Aktuelles Lexikon:Ne bis in idem

Ein Prinzip aus dem alten Rom, nun in Karlsruhe bekräftigt - in einer Mordsache.

Von Karoline Meta Beisel

Juristen kennen den Rechtsgrundsatz, dass niemand wegen derselben Tat zweimal angeklagt werden darf, unter seiner lateinischen Bezeichnung "ne bis in idem" (etwa: nicht zweimal in derselben Sache). Das ist nicht nur bildungshuberische Schnöselei: Die älteste Formulierung des Prinzips, das heute in Artikel 103 des Grundgesetzes festgeschrieben steht, findet sich im alten Rom. Erwähnt wurde es aber auch schon beim griechischen Redner Demosthenes. Von Rom aus breitete sich das Doppelbestrafungsverbot in ganz Europa aus und wurde dabei weiterentwickelt. In Frankreich wurde "ne bis in idem" zur Zeit der Französischen Revolution konkretisiert. Worauf genau soll sich der Strafklageverbrauch (wie Juristen dies nennen) beziehen: auf den konkreten Paragrafen, der in der Anklage steht? Nein, sondern auf die Handlung, die zu dieser Anklage geführt hat.

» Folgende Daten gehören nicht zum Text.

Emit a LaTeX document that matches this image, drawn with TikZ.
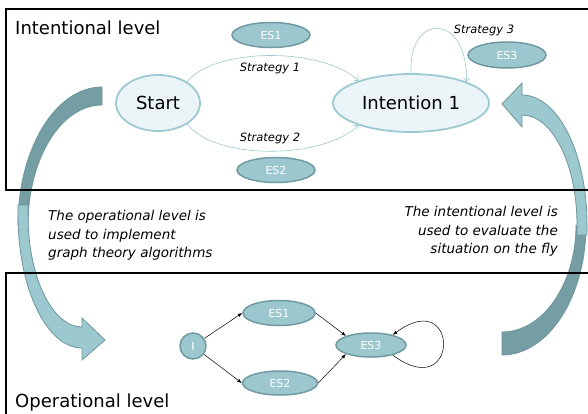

Das heißt, man darf dieselbe Tötung nicht erst als Mord und nach einem Urteil noch einmal als Totschlag anklagen. 2021 konkretisierte der Bundestag den Grundsatz erneut: Bei "klaren" neuen Beweisen sollte eine Wiederaufnahme möglich sein, selbst nach einem Freispruch. Das war verfassungswidrig, entschied nun das Bundesverfassungsgericht: Auch dann darf der frühere Angeklagte nicht erneut angeklagt werden.